At SigOpt, our ability to make these suggestions is dependent on our ability to use such as Gaussian processes to effectively approximate our user’s metrics. As mentioned in an earlier post on the approximation of data, there are infinitely many ways to use observed data to make predictions about unobserved values. Using the best approximation gives our customers the fastest path to optimal behavior, which minimizes the costs of experimentation. Of course, this leads to the question “What is the best approximation?” which is a complicated question without a perfect answer, even when considering only Gaussian processes. One useful strategy is to choose an approximation that maximizes the likelihood.
The likelihood is, of course, a very generic term that people use every day, particularly people who visit casinos. Webster’s dictionary defines likelihood as “the chance that something will happen,” which is a succinct and often appropriate definition; try to keep that definition in your mind throughout this post. Our goal is to determine which approximation, among the infinitely many, is the best fit for our customer’s data, because the best approximation helps us most efficiently expose their optimal behavior. One popular mechanism for Gaussian processes involves choosing the “most likely” approximation: the approximation which is most likely to have generated the data that was observed. This process is called maximum likelihood estimation.
Before we discuss likelihoods for Gaussian processes, we should consider a simpler situation — the flipping of a coin. A coin flip could be predicted deterministically1 with factors such as air temperature, thumb intensity, initial height and others built into a complicated physical model. Usually, however, most people approximate a coin flip as a random event with only one factor: the chance of coming up heads. We can use maximum likelihood estimation to analyze data and produce our best approximation of the true coin flip.
Likelihood allows us to compare different versions of the world and determine which is more likely.
Suppose you have a coin that you flip 6 times, and over the course of those 6 flips the coin comes up heads 4 times (the next figure depicts this). You may be inclined to approximate the coin as having a 66.7% chance of coming up heads. If that was your guess, then well done; that is, indeed, the maximum likelihood estimate as the figure below suggests.

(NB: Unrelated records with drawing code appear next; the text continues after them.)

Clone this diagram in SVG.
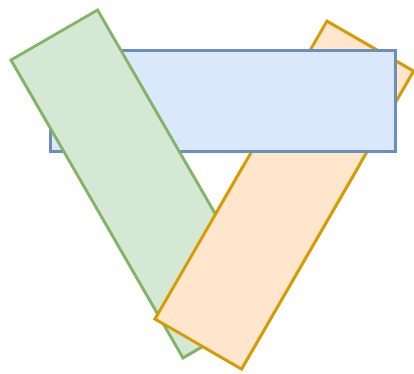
<svg xmlns="http://www.w3.org/2000/svg" width="414" height="374" viewBox="0 0 414 374">
<style>
.s{stroke-width:3;stroke-linejoin:miter}
.g{fill:#d5e8d4;stroke:#82b366}
.b{fill:#dae8fc;stroke:#6c8ebf}
.o{fill:#ffe6cc;stroke:#d79b00}
</style>
<defs>
<clipPath id="low"><rect x="0" y="165" width="414" height="209"/></clipPath>
<polygon id="orangeShape" points="155,319 327,21.1 413.6,71.1 241.6,369"/>
</defs>
<rect width="414" height="374" fill="#ffffff"/>
<g id="orange">
<use href="#orangeShape" class="s o"/>
</g>
<g id="blue">
<rect class="s b" x="50.5" y="50.5" width="345" height="101"/>
</g>
<g id="green">
<polygon class="s g" points="11,60 97.6,10 269.6,307.9 183,357.9"/>
</g>
<g id="orange-front" clip-path="url(#low)">
<use href="#orangeShape" class="s o"/>
</g>
<g id="connectors"/>
</svg>
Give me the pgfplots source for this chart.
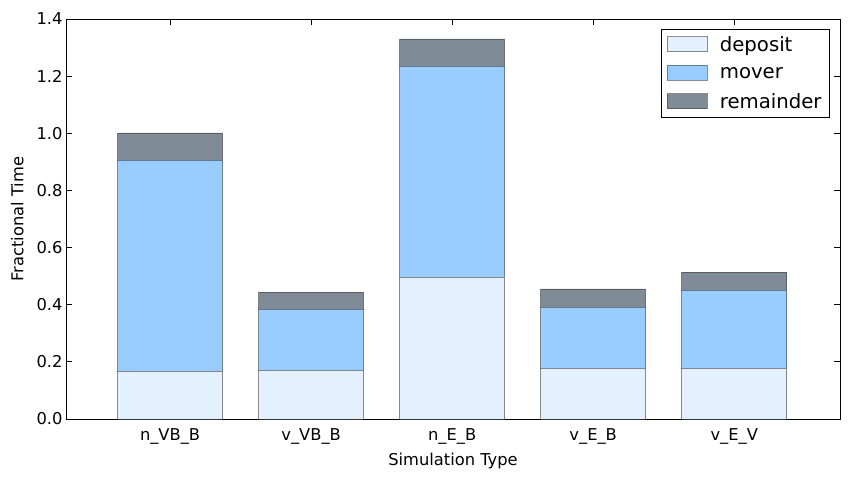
\documentclass[border=0pt]{standalone}
\usepackage{pgfplots}
\pgfplotsset{compat=1.18}
\usepackage{fontspec}
\setmainfont{DejaVu Sans}
\definecolor{cdep}{HTML}{E3F1FE}
\definecolor{cmov}{HTML}{99CCFF}
\definecolor{crem}{HTML}{7F8B97}
\begin{document}
\begin{tikzpicture}
\begin{axis}[
  scale only axis, width=774bp, height=400bp,
  ybar stacked, bar width=0.745,
  xmin=-0.738, xmax=4.75, ymin=0, ymax=1.4,
  xtick={0,1,2,3,4},
  xticklabels={n\_VB\_B,v\_VB\_B,n\_E\_B,v\_E\_B,v\_E\_V},
  ytick={0,0.2,...,1.4},
  yticklabel style={/pgf/number format/.cd,fixed,fixed zerofill,precision=1},
  /pgf/number format/assume math mode=true,
  tick align=inside, major tick length=6bp,
  tick style={black, line width=0.8pt},
  axis line style={line width=0.9pt},
  ticklabel style={font=\fontsize{16.3bp}{19bp}\selectfont},
  xticklabel style={yshift=-6bp},
  label style={font=\fontsize{16.3bp}{19bp}\selectfont},
  xlabel={Simulation Type}, ylabel={Fractional Time},
  xlabel style={yshift=-2bp}, ylabel style={yshift=6bp},
  legend style={at={(0.987,0.975)}, anchor=north east, draw=black, line width=0.8pt,
    font=\fontsize{19.7bp}{23bp}\selectfont, row sep=10bp, inner xsep=6bp, inner ysep=5bp},
  legend image code/.code={\draw[#1, line width=0.8pt] (0bp,-7bp) rectangle (40bp,8bp);},
  legend cell align=left,
  every axis plot/.append style={draw=black!75, draw opacity=0.6, line width=0.8pt},
]
\addplot[fill=cdep] coordinates {(0,0.168) (1,0.171) (2,0.497) (3,0.178) (4,0.178)};
\addlegendentry{\hspace{10bp}deposit}
\addplot[fill=cmov] coordinates {(0,0.738) (1,0.214) (2,0.738) (3,0.214) (4,0.273)};
\addlegendentry{\hspace{10bp}mover}
\addplot[fill=crem] coordinates {(0,0.095) (1,0.059) (2,0.095) (3,0.063) (4,0.063)};
\addlegendentry{\hspace{10bp}remainder}
\end{axis}
\path (current axis.south west) ++(-66bp,-58bp) rectangle ++(849bp,477bp);
\end{tikzpicture}
\end{document}
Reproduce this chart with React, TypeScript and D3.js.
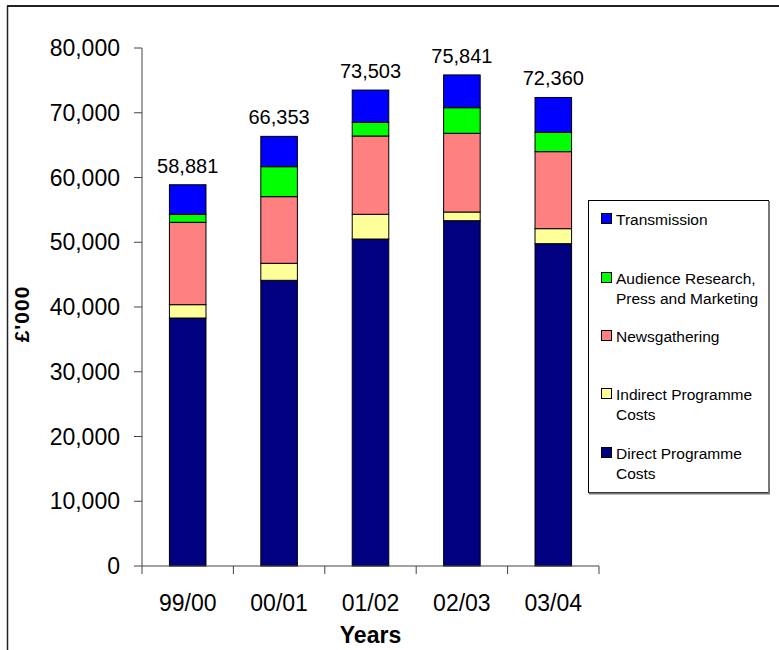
import React from "react";
import * as d3 from "d3";

const years = ["99/00", "00/01", "01/02", "02/03", "03/04"];
const direct = [38300, 44120, 50500, 53330, 49780];
const indirect = [2060, 2630, 3817, 1340, 2320];
const news = [12720, 10290, 12093, 12160, 11890];
const audience = [1240, 4630, 2110, 3950, 2990];
const transmission = [4561, 4683, 4983, 5061, 5380];
const totals = [58881, 66353, 73503, 75841, 72360];
const yTicks = [0, 10000, 20000, 30000, 40000, 50000, 60000, 70000, 80000];

const seriesNames = [
  "Direct Programme Costs",
  "Indirect Programme Costs",
  "Newsgathering",
  "Audience Research, Press and Marketing",
  "Transmission",
];
const seriesData = [direct, indirect, news, audience, transmission];
const colors = ["#000080", "#FFFF99", "#FF8080", "#00FF00", "#0000FF"];

const legendItems = [
  { idx: 4, lines: ["Transmission"], y: 225 },
  { idx: 3, lines: ["Audience Research,", "Press and Marketing"], y: 284 },
  { idx: 2, lines: ["Newsgathering"], y: 342 },
  { idx: 1, lines: ["Indirect Programme", "Costs"], y: 400 },
  { idx: 0, lines: ["Direct Programme", "Costs"], y: 459 },
];

const FONT = "'Liberation Sans', Arial, sans-serif";

export default function App() {
  const W = 779, H = 650;
  const x0 = 142, x1 = 599, yTop = 48, yBot = 566;
  const x = d3.scaleBand<string>().domain(years).range([x0, x1]).paddingInner(0.6).paddingOuter(0.3);
  const y = d3.scaleLinear().domain([0, 80000]).range([yBot, yTop]);
  const fmt = d3.format(",");

  const rows = years.map((yr, i) => {
    const r: any = { year: yr };
    seriesNames.forEach((s, k) => (r[s] = seriesData[k][i]));
    return r;
  });
  const stacked = d3.stack<any>().keys(seriesNames)(rows);

  const bounds = [x0, ...years.map((yr) => (x(yr) as number) + x.bandwidth() + (x.step() - x.bandwidth()) / 2)];

  return (
    <svg width={W} height={H} style={{ position: "absolute", left: 0, top: 0, background: "#fff" }} fontFamily={FONT}>
      <rect x={0} y={0} width={W} height={H} fill="#fff" />
      {/* frame */}
      <line x1={7} y1={6} x2={W} y2={6} stroke="#222" strokeWidth={2} />
      <line x1={7.5} y1={6} x2={7.5} y2={H} stroke="#222" strokeWidth={1.5} />

      {/* bars */}
      {stacked.map((layer, k) => (
        <g key={k}>
          {layer.map((d, i) => (
            <rect
              key={i}
              x={x(years[i])}
              y={y(d[1])}
              width={x.bandwidth()}
              height={y(d[0]) - y(d[1])}
              fill={colors[k]}
              stroke="#000"
              strokeWidth={1}
            />
          ))}
        </g>
      ))}

      {/* totals */}
      {totals.map((t, i) => (
        <text key={i} x={(x(years[i]) as number) + x.bandwidth() / 2} y={y(t) - 12} textAnchor="middle" fontSize={20} fill="#000">
          {fmt(t)}
        </text>
      ))}

      {/* y axis */}
      <line x1={x0} y1={yTop} x2={x0} y2={yBot} stroke="#444" strokeWidth={1} />
      {yTicks.map((t) => (
        <g key={t}>
          <line x1={x0 - 8} x2={x0} y1={y(t)} y2={y(t)} stroke="#444" />
          <text x={120} y={y(t)} dy="0.35em" textAnchor="end" fontSize={23} fill="#000">
            {fmt(t)}
          </text>
        </g>
      ))}

      {/* x axis */}
      <line x1={x0} y1={yBot} x2={x1} y2={yBot} stroke="#444" />
      {bounds.map((b, i) => (
        <line key={i} x1={b} x2={b} y1={yBot} y2={yBot + 8} stroke="#444" />
      ))}
      {years.map((yr) => (
        <text key={yr} x={(x(yr) as number) + x.bandwidth() / 2} y={611} textAnchor="middle" fontSize={23} fill="#000">
          {yr}
        </text>
      ))}

      <text x={(x0 + x1) / 2} y={643} textAnchor="middle" fontSize={23} fontWeight="bold" fill="#000">
        Years
      </text>
      <text
        transform={`translate(29,314) rotate(-90)`}
        textAnchor="middle"
        fontSize={21}
        fontWeight="bold"
        letterSpacing={1}
        fill="#000"
      >
        £'000
      </text>

      {/* legend */}
      <rect x={588.5} y={200.5} width={180} height={292} fill="#fff" stroke="#000" strokeWidth={1} />
      <line x1={769} y1={201} x2={769} y2={494} stroke="#777" strokeWidth={2} />
      <line x1={589} y1={493.5} x2={770} y2={493.5} stroke="#777" strokeWidth={2} />
      {legendItems.map((it) => (
        <g key={it.idx}>
          <rect x={601.5} y={it.y - 11.5} width={10} height={10} fill={colors[it.idx]} stroke="#000" strokeWidth={1} />
          {it.lines.map((ln, j) => (
            <text key={j} x={616} y={it.y + j * 19.5} fontSize={15.5} fill="#000">
              {ln}
            </text>
          ))}
        </g>
      ))}
    </svg>
  );
}
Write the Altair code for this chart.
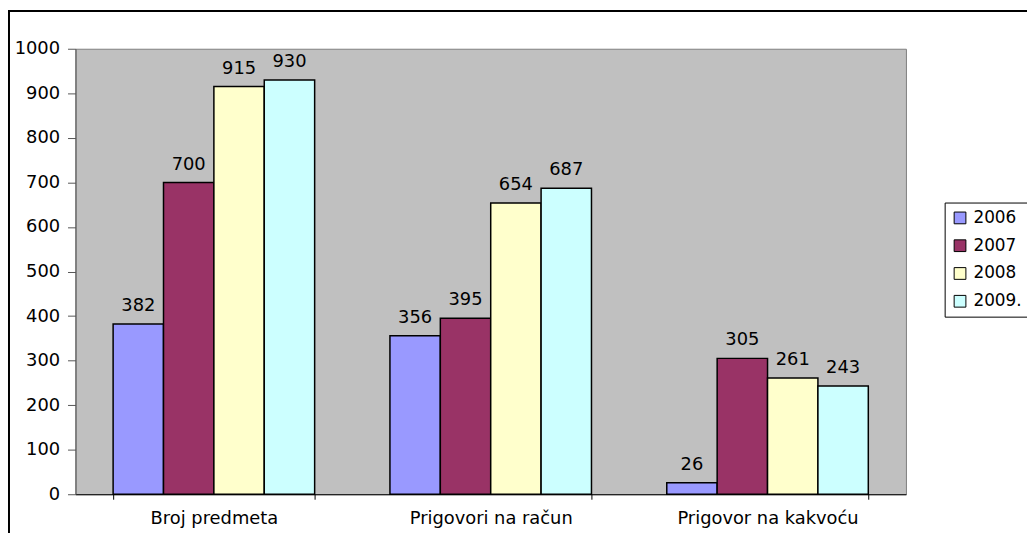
import altair as alt
import pandas as pd

categories = ["Broj predmeta", "Prigovori na račun", "Prigovor  na kakvoću"]
years = ["2006", "2007", "2008", "2009."]
v2006 = [382, 356, 26]
v2007 = [700, 395, 305]
v2008 = [915, 654, 261]
v2009 = [930, 687, 243]
colors = ["#9999FF", "#993366", "#FFFFCC", "#CCFFFF"]

rows = []
for i, c in enumerate(categories):
    for y, vals in zip(years, [v2006, v2007, v2008, v2009]):
        rows.append({"kategorija": c, "godina": y, "vrijednost": vals[i]})
df = pd.DataFrame(rows)

W, H = 837, 449
FONT = "DejaVu Sans"
FS = 18

x = alt.X(
    "kategorija:N",
    sort=categories,
    scale=alt.Scale(paddingInner=0.272, paddingOuter=0.136),
    axis=alt.Axis(
        title=None, labelAngle=0, tickBand="extent", tickSize=5,
        tickColor="black", domainColor="black", domainWidth=1,
        labelPadding=10, labelFontSize=FS, labelFont=FONT, labelColor="black",
        labelLimit=0,
    ),
)
y = alt.Y(
    "vrijednost:Q",
    scale=alt.Scale(domain=[0, 1000]),
    axis=alt.Axis(
        title=None, grid=False, values=list(range(0, 1001, 100)), format="d",
        tickSize=8, tickColor="#555555", domainColor="#555555", labelPadding=8,
        labelFontSize=FS, labelFont=FONT, labelColor="black",
    ),
)
color = alt.Color(
    "godina:N",
    sort=years,
    scale=alt.Scale(domain=years, range=colors),
    legend=alt.Legend(
        orient="none", legendX=876, legendY=155, title=None,
        strokeColor="black", fillColor="white", padding=7,
        symbolType="square", symbolSize=140, symbolStrokeColor="black",
        symbolStrokeWidth=1, symbolOpacity=1, labelFontSize=17, labelFont=FONT,
        labelColor="black", rowPadding=10, labelOffset=5, labelLimit=0,
    ),
)

base = alt.Chart(df).encode(x=x, xOffset=alt.XOffset("godina:N", sort=years))

bars = base.mark_bar(stroke="black", strokeWidth=1.5).encode(y=y, color=color)
labels = base.mark_text(
    dy=-13, baseline="alphabetic", fontSize=FS, font=FONT, color="black"
).encode(y=alt.Y("vrijednost:Q"), text=alt.Text("vrijednost:Q"))

frame_df = pd.DataFrame({"a": [0]})
top_line = alt.Chart(frame_df).mark_rule(color="black", strokeWidth=2).encode(
    x=alt.value(-68), x2=alt.value(W + 122), y=alt.value(-38)
)
left_line = alt.Chart(frame_df).mark_rule(color="black", strokeWidth=2).encode(
    x=alt.value(-67), y=alt.value(-39), y2=alt.value(H + 39)
)

chart = (
    alt.layer(bars, labels, top_line, left_line)
    .properties(
        width=W, height=H,
        autosize=alt.AutoSizeParams(type="none"),
        padding={"left": 68, "top": 39, "right": 122, "bottom": 39},
        background="white",
    )
    .configure_view(fill="#C0C0C0", stroke="#808080", strokeWidth=1)
)

chart.save("out.html", embed_options={"renderer": "svg", "actions": False})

Figure 2: On the left, 6 observed coin flips, 4 of which came heads. On the right, a graph which shows the likelihood of certain coins having generated those observations.
We should spend some time analyzing this situation because these insights are valuable in a broad context. The first thing to notice in this graph is that it is impossible (zero likelihood) that the coin always comes heads or always comes tails — this is a result of the fact that both tails and heads have been observed and thus neither must happen every time. Next, we see that there is a clear maximum of this graph, which corresponds to 4/6 = 66.7% chance of heads. That value is called the maximum likelihood estimator, and it describes the coin which is most likely to have generated the observed results.
The final point to observe from the figure above is that, although 66.7% is the most likely chance of a heads, any value with a nonzero likelihood is possible. Thus, it is possible that the coin is a fair coin (50% chance of coming up heads) even though we did not observe 3 heads and 3 tails in our 6 flips. The likelihood values should be thought of in a relative, not absolute, context: a likelihood value that is higher is more likely to have created the results. It would take infinitely many observations to be able to make an absolute statement about the coin.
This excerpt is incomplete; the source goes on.